→ **AIM OF THE EXERCISE**:
Starting with the first line below, extract each line through the one that contains "112.3, 110.1, 113.9];", inclusive, excluding pictures.
## Begin SUPPLIED DATA
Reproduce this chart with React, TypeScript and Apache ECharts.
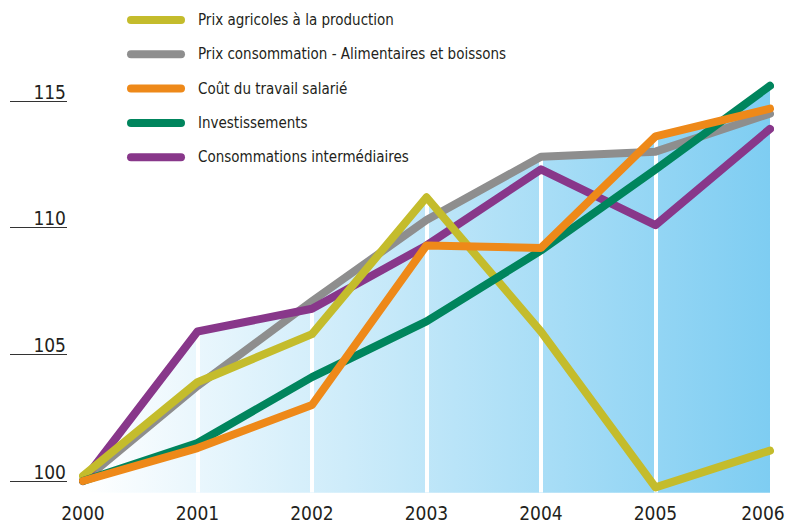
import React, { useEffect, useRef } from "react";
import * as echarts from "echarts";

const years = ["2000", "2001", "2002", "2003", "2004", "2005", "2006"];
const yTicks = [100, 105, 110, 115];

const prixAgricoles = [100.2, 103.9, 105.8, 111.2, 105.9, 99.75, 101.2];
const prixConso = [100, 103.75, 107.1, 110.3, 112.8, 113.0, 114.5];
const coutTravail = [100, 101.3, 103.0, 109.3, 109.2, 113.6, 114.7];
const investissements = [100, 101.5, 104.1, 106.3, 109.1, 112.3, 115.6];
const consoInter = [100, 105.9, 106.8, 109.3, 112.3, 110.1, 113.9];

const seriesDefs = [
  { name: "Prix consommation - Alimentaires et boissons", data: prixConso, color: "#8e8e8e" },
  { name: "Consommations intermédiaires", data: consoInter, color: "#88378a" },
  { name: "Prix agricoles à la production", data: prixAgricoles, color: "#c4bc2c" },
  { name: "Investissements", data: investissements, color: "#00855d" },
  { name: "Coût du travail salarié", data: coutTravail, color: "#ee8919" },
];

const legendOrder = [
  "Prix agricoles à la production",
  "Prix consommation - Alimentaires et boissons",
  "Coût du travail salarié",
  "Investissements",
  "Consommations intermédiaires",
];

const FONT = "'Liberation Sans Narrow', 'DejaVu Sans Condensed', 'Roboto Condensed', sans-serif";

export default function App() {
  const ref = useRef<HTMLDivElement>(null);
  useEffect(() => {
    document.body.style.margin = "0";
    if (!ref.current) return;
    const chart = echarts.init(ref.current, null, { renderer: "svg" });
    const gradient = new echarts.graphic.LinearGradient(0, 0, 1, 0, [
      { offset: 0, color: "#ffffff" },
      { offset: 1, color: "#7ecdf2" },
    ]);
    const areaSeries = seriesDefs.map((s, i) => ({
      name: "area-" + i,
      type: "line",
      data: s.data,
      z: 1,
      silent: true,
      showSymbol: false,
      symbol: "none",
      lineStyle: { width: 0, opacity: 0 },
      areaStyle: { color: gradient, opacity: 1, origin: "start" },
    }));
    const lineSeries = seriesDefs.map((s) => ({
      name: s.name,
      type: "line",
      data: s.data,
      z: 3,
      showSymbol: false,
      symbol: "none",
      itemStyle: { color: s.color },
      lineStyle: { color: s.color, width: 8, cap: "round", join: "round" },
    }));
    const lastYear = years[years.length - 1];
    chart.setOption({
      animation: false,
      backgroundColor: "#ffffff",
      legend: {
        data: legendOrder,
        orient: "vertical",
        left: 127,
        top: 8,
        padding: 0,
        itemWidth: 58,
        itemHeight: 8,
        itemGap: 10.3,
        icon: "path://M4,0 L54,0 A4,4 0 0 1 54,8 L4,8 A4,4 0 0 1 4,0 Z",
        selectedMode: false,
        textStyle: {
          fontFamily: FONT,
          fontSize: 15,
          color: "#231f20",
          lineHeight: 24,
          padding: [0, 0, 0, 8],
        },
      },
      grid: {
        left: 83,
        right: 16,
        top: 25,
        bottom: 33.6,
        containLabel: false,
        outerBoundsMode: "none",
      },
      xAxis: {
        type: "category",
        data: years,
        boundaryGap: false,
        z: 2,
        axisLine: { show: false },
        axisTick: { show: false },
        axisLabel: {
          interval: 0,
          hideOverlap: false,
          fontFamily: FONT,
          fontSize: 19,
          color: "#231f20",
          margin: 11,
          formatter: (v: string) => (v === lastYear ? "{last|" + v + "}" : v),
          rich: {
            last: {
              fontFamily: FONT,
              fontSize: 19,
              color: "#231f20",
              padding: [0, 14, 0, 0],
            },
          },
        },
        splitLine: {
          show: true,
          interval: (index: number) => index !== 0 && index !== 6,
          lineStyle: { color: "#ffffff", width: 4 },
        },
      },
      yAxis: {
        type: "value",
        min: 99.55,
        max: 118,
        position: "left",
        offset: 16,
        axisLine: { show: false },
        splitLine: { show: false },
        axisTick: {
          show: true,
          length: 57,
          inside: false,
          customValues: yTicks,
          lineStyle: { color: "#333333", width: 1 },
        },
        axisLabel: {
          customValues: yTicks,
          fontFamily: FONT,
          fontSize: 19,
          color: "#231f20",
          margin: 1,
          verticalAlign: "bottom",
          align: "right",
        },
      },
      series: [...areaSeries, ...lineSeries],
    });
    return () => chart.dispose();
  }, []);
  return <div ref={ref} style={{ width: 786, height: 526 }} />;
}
## End SUPPLIED DATA
→ **TASK RESULT**:
Reproduce this chart with React, TypeScript and Apache ECharts.
import React, { useEffect, useRef } from "react";
import * as echarts from "echarts";

const years = ["2000", "2001", "2002", "2003", "2004", "2005", "2006"];
const yTicks = [100, 105, 110, 115];

const prixAgricoles = [100.2, 103.9, 105.8, 111.2, 105.9, 99.75, 101.2];
const prixConso = [100, 103.75, 107.1, 110.3, 112.8, 113.0, 114.5];
const coutTravail = [100, 101.3, 103.0, 109.3, 109.2, 113.6, 114.7];
const investissements = [100, 101.5, 104.1, 106.3, 109.1, 112.3, 115.6];
const consoInter = [100, 105.9, 106.8, 109.3, 112.3, 110.1, 113.9];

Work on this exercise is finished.